Heidelberg resident Colleen Wentzel took part in the nationwide march on April 7 where thousands of South Africans called on President Jacob Zuma to step down.
Wentzel did so without any formal affiliation to any political party and was overwhelmed by the feeling of unity that was so evident on the day.
In a letter to HERAUT, she explains just how much it meant to be part of something so special.
Colleen takes a stand
Along with thousands of South Africans, I took to the streets of Jozi, on Friday, in what would be the first time I would participate in any type of protest march in my 37 years on this earth. My hand painted placard was ready with my message for President Jacob Zuma – “#RiseSA Fall Zuma”.
When I arrived in Newtown at 09:35 that morning, the couple of blocks that I walked to the Westgate Transport Hub was quick-paced, but peaceful.
The presence of security and of course, police detail, made me realise that all might not go as peacefully as planned. I continued to walk. I would not back down. This is what I came for. This was my chance to take a stand. For my children, and one day, their children!
As I approached the Westgate Transport Hub, the crowds grew larger and the chanting louder, and for a moment I could swear that my heart was beating even louder than the booming speakers! And there it was – as I came around the corner, I remember my entire body being covered from head to toe with goosebumps.
The indescribable pride I felt as a South African in that very given moment would never be taken away from me. I remember muttering the words to myself, “this is for you” (for my children). It was a liberating experience to be amidst a crowd that was so full of hope for our beautiful country. We all had one voice, irrespective of our race or creed.
We were standing only a couple of blocks away from President Nelson Mandela’s law office where he practiced as a lawyer, whilst police choppers circled the peaceful mass of blue. I remember looking up at the very strategically placed Johnny Walker sign on the building which said ‘Keep Walking’, as we commenced our march to Mary Fitzgerald Square.
This is what I came for. One nation, one voice, and the right of every person to have the utmost pride to be a South African!

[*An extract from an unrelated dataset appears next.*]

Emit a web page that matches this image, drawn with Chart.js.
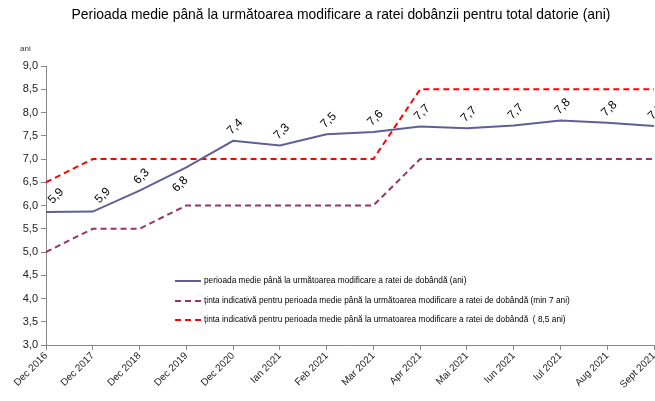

Old and young from all walks of life commenced the walk to a very significant location, whereby we would be addressed by the leader of the DA, Musi Maimane. With the familiar trumpeting sounds of vuvuzelas, I remember looking up at the police who were standing metres above us on the M1 highway, with the sky the clearest blue I have ever seen – the moment was now, and it was clear that we were all part of the human race when we joined hands. I have never sung the National Anthem as loud as I did that morning. The thought-provoking speech from the DA leader reminded us that we were not a ‘junk country’, whilst protesters raised their placards higher. “Fire Zuma”. “#Change19”.
Why did I do it? Because as a South African, it is my right to have a voice! And every person’s voice, every person’s hope means something to the future generations.
I might not be able to change the world as once person, but together with my fellow South Africans we can change our immediate world. We are not a “junk country” and the message is clear – Jacob Zuma needs to step down. The time for change is coming. The nation will rise again. History was made that day and I was part of it.